• [Material for this task]

┄┄┄┄┄┄┄┄┄┄┄┄┄┄┄┄┄┄┄┄

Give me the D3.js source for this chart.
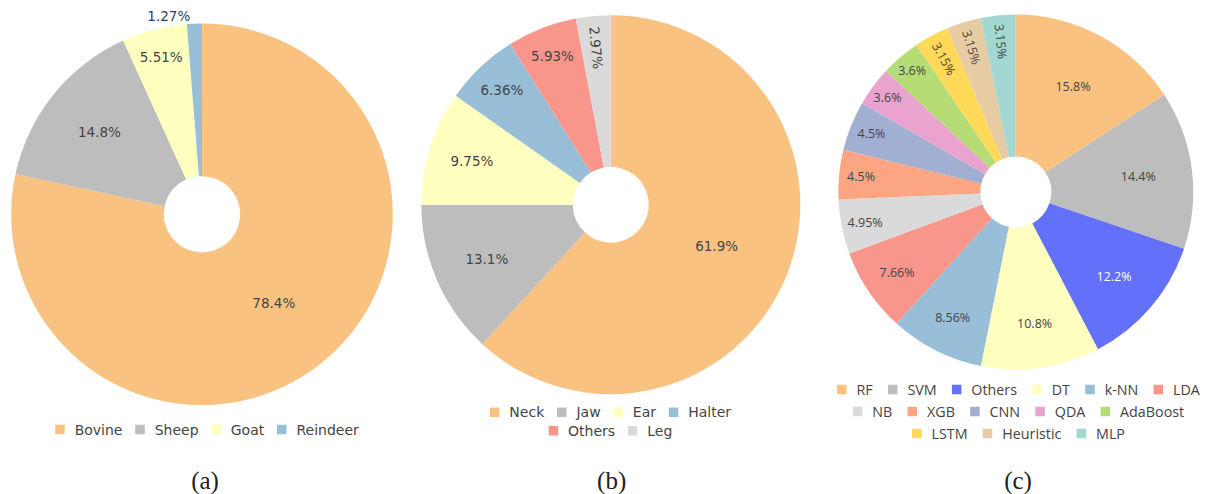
<!DOCTYPE html>
<html><head><meta charset="utf-8">
<script src="https://cdn.jsdelivr.net/npm/d3@7"></script>
<style>html,body{margin:0;padding:0;background:#fff;overflow:hidden}</style>
</head><body>
<svg id="chart" width="1205" height="494"></svg>
<script>
// ---- data ----
const categoriesA = ["Bovine", "Sheep", "Goat", "Reindeer"];
const countsA = [185, 35, 13, 3];
const categoriesB = ["Neck", "Jaw", "Ear", "Halter", "Others", "Leg"];
const countsB = [146, 31, 23, 15, 14, 7];
const categoriesC = ["RF", "SVM", "Others", "DT", "k-NN", "LDA", "NB", "XGB", "CNN", "QDA", "AdaBoost", "LSTM", "Heuristic", "MLP"];
const countsC = [35, 32, 27, 24, 19, 17, 11, 10, 10, 8, 8, 7, 7, 7];
const captions = ["(a)", "(b)", "(c)"];

// ---- colours ----
const colorsA = ["#F9C280", "#BDBDBD", "#FFFFC0", "#98BFD7"];
const colorsB = ["#F9C280", "#BDBDBD", "#FFFFC0", "#98BFD7", "#F9968B", "#DADADA"];
const colorsC = ["#F9C280", "#BDBDBD", "#6370FA", "#FFFFC0", "#98BFD7", "#F9968B", "#DADADA",
                 "#FBA583", "#A1AFD3", "#EAA2CE", "#B6DC75", "#FFD957", "#E6CBA3", "#A2D8D2"];

const panels = [
  {cats: categoriesA, vals: countsA, colors: colorsA, cx: 202, cy: 214.3, r: 190.8,
   font: "'DejaVu Sans', Verdana, sans-serif", labelSize: 13.5, legendSize: 14,
   legendCx: 207, legendY: 429.5, legendDy: 19, legendMaxW: 400, itemGap: 17.5, capX: 205},
  {cats: categoriesB, vals: countsB, colors: colorsB, cx: 610.8, cy: 204.7, r: 189.5,
   font: "'DejaVu Sans', Verdana, sans-serif", labelSize: 13.5, legendSize: 14,
   legendCx: 610.5, legendY: 412.3, legendDy: 18.5, legendMaxW: 300, itemGap: 17.5, capX: 611.7},
  {cats: categoriesC, vals: countsC, colors: colorsC, cx: 1015.8, cy: 192, r: 177.5,
   font: "'Open Sans', sans-serif", labelSize: 12.5, legendSize: 14.3,
   legendCx: 1018.5, legendY: 389.5, legendDy: 22, legendMaxW: 375, itemGap: 20, capX: 1018}
];

const HOLE = 0.2, RING = 1 - HOLE, TEXTPAD = 3;
const fmt = d3.format(".3~r");
const svg = d3.select("#chart");

function contrast(c) {
  const rgb = d3.rgb(c);
  const br = (rgb.r * 299 + rgb.g * 587 + rgb.b * 114) / 1000;
  return br >= 128 ? "#444" : "#fff";
}
function calcMaxHalfSize(a, halfAngle, r, ring) {
  const q = a + 1 / (2 * Math.tan(halfAngle));
  return r * Math.min(1 / (Math.sqrt(q * q + 0.5) + q), ring / (Math.sqrt(a * a + ring / 2) + a));
}
function calcRotate(t) { return (180 / Math.PI * t + 720) % 180 - 90; }
function calcRad(bb, r, ring, half, mid) {
  r = Math.max(0, r - 2 * TEXTPAD);
  const a = bb.width / bb.height;
  const s = calcMaxHalfSize(a, half, r, ring);
  return {scale: s * 2 / bb.height, rCenter: Math.cos(s / r) - a * s / r, rotate: calcRotate(mid)};
}
function calcTan(bb, r, ring, half, mid) {
  r = Math.max(0, r - 2 * TEXTPAD);
  const a = bb.height / bb.width;
  const s = calcMaxHalfSize(a, half, r, ring);
  return {scale: s * 2 / bb.width, rCenter: Math.cos(s / r) - a * s / r, rotate: calcRotate(mid + Math.PI / 2)};
}
function insideTransform(bb, half, mid, r) {
  const rIns = Math.min(1 / (1 + 1 / Math.sin(half)), RING / 2);
  const diam = Math.hypot(bb.width, bb.height);
  const h = {scale: rIns * r * 2 / diam, rCenter: 1 - rIns, rotate: 0};
  if (h.scale >= 1) return h;
  const all = [h, calcRad(bb, r, RING, half, mid), calcTan(bb, r, RING, half, mid)];
  let best = all[0];
  all.forEach(t => { if (t.scale > best.scale) best = t; });
  return best;
}

panels.forEach((p, pi) => {
  const total = d3.sum(p.vals);
  const color = d3.scaleOrdinal().domain(p.cats).range(p.colors);
  const pie = d3.pie().sort(null).value(d => d.v).startAngle(0).endAngle(2 * Math.PI);
  const arcs = pie(p.cats.map((c, i) => ({c, v: p.vals[i]})));
  const arc = d3.arc().innerRadius(p.r * HOLE).outerRadius(p.r);

  const g = svg.append("g").attr("transform", `translate(${p.cx},${p.cy})`);
  g.selectAll("path.slice").data(arcs).join("path")
    .attr("class", "slice")
    .attr("d", arc)
    .attr("fill", d => color(d.data.c));

  // labels (plotly-like placement)
  arcs.forEach(d => {
    const frac = d.data.v / total;
    const txt = fmt(frac * 100) + "%";
    const mid = (d.startAngle + d.endAngle) / 2;
    const half = Math.PI * Math.min(frac, 0.5);
    const t = g.append("text")
      .attr("text-anchor", "middle")
      .attr("font-family", p.font)
      .attr("font-size", p.labelSize)
      .text(txt);
    let bb = t.node().getBBox();
    let tr = insideTransform(bb, half, mid, p.r);
    const px = p.r * Math.sin(mid), py = -p.r * Math.cos(mid);
    let tx, ty;
    if (tr.scale < 1) {
      // outside
      t.attr("fill", "#2a3f5f");
      let dx = bb.width / 2, dy = bb.height / 2;
      if (px < 0) dx *= -1;
      if (py < 0) dy *= -1;
      const ox = dx + Math.abs(dy) * (dx > 0 ? 1 : -1) / 2;
      const oy = dy / (1 + px * px / (py * py));
      tr = {scale: 1, rotate: 0, rCenter: 1};
      tx = px + ox; ty = py + oy;
    } else {
      t.attr("fill", contrast(color(d.data.c)));
      tx = px * tr.rCenter; ty = py * tr.rCenter;
    }
    const s = Math.min(1, tr.scale);
    const c0x = bb.x + bb.width / 2, c0y = bb.y + bb.height / 2;
    t.attr("transform", `translate(${tx},${ty}) rotate(${tr.rotate}) scale(${s}) translate(${-c0x},${-c0y})`);
  });

  // legend
  const lg = svg.append("g");
  const items = p.cats.map((c, i) => {
    const ig = lg.append("g");
    ig.append("rect").attr("x", -4.75).attr("y", -4.75).attr("width", 9.5).attr("height", 9.5)
      .attr("fill", color(c));
    const tt = ig.append("text").attr("x", 14.7).attr("dy", "0.36em")
      .attr("font-family", p.font).attr("font-size", p.legendSize).attr("fill", "#444").text(c);
    return {g: ig, w: tt.node().getComputedTextLength()};
  });
  const rows = [];
  let cur = [], curW = 0;
  items.forEach(it => {
    const add = (cur.length ? p.itemGap : 4.75) + 14.7 + it.w;
    if (cur.length && curW + add > p.legendMaxW) {
      rows.push({items: cur, w: curW});
      cur = []; curW = 0;
    }
    curW += (cur.length ? p.itemGap : 4.75) + 14.7 + it.w;
    cur.push(it);
  });
  if (cur.length) rows.push({items: cur, w: curW});
  rows.forEach((row, ri) => {
    let x = p.legendCx - row.w / 2 + 4.75;
    const y = p.legendY + ri * p.legendDy;
    row.items.forEach(it => {
      it.g.attr("transform", `translate(${x},${y})`);
      x += 14.7 + it.w + p.itemGap;
    });
  });

  // caption
  svg.append("text").attr("x", p.capX).attr("y", 489).attr("text-anchor", "middle")
    .attr("font-family", "'Liberation Serif', 'Times New Roman', serif").attr("font-size", 25)
    .attr("fill", "#222").text(captions[pi]);
});
</script>
</body></html>
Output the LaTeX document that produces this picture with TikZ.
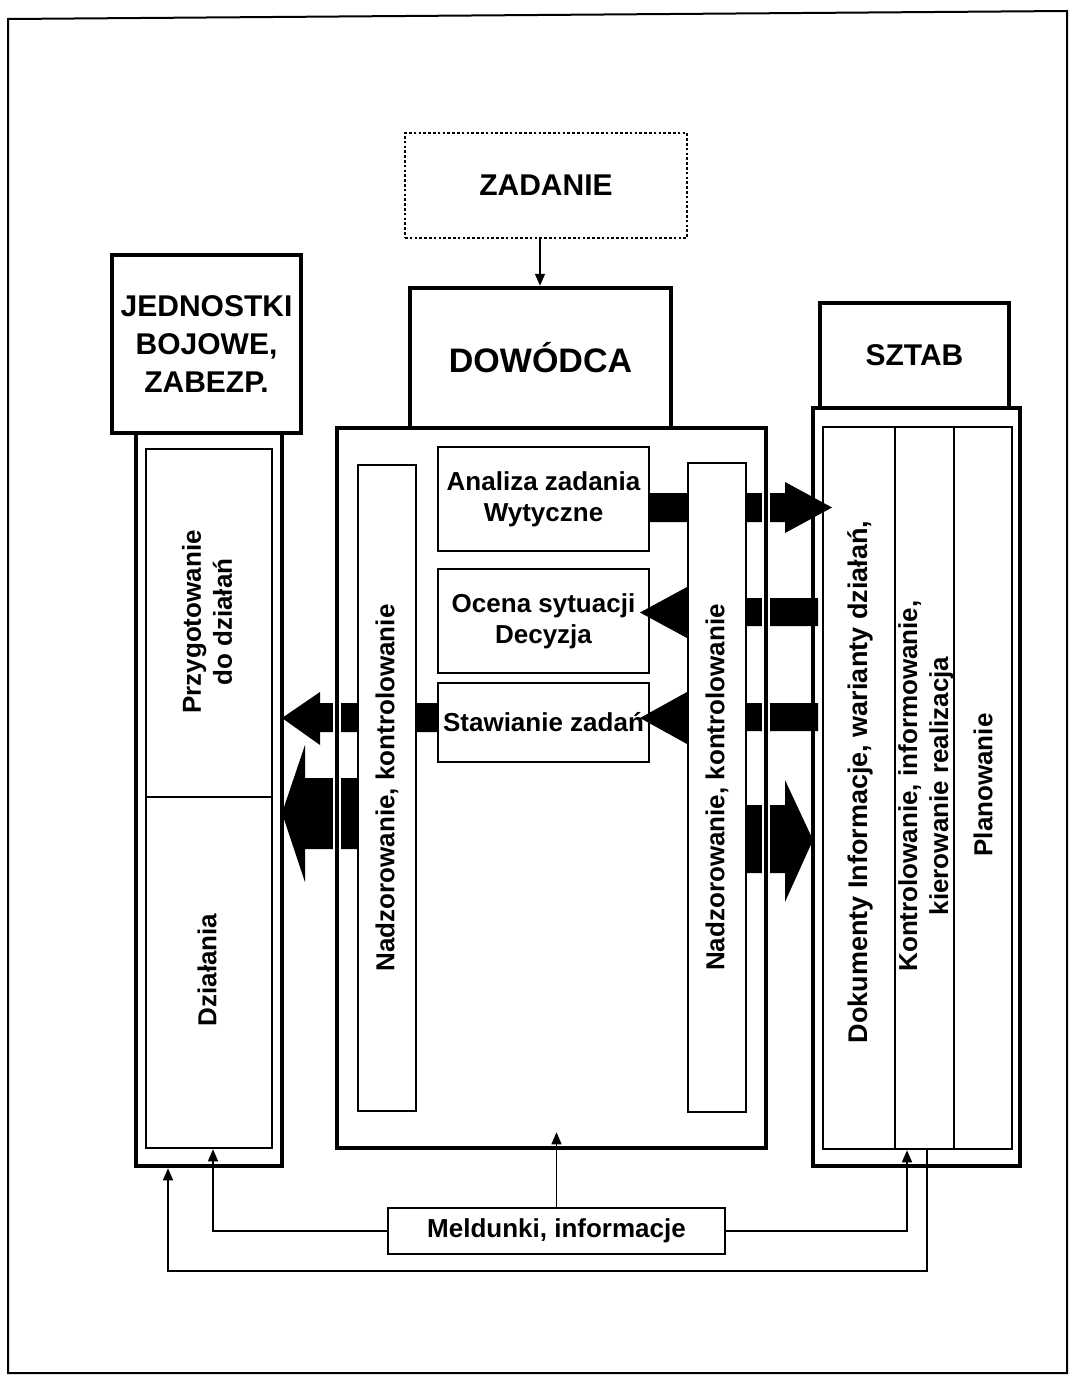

┄┄┄┄┄┄┄┄┄┄┄┄┄┄┄┄┄┄┄┄

• [What to do] Copy out every line of the material above that mentions the word "chart".

• [Reply]
Give me the D3.js source for this chart.
<svg id="chart" width="1205" height="494"></svg>
const svg = d3.select("#chart");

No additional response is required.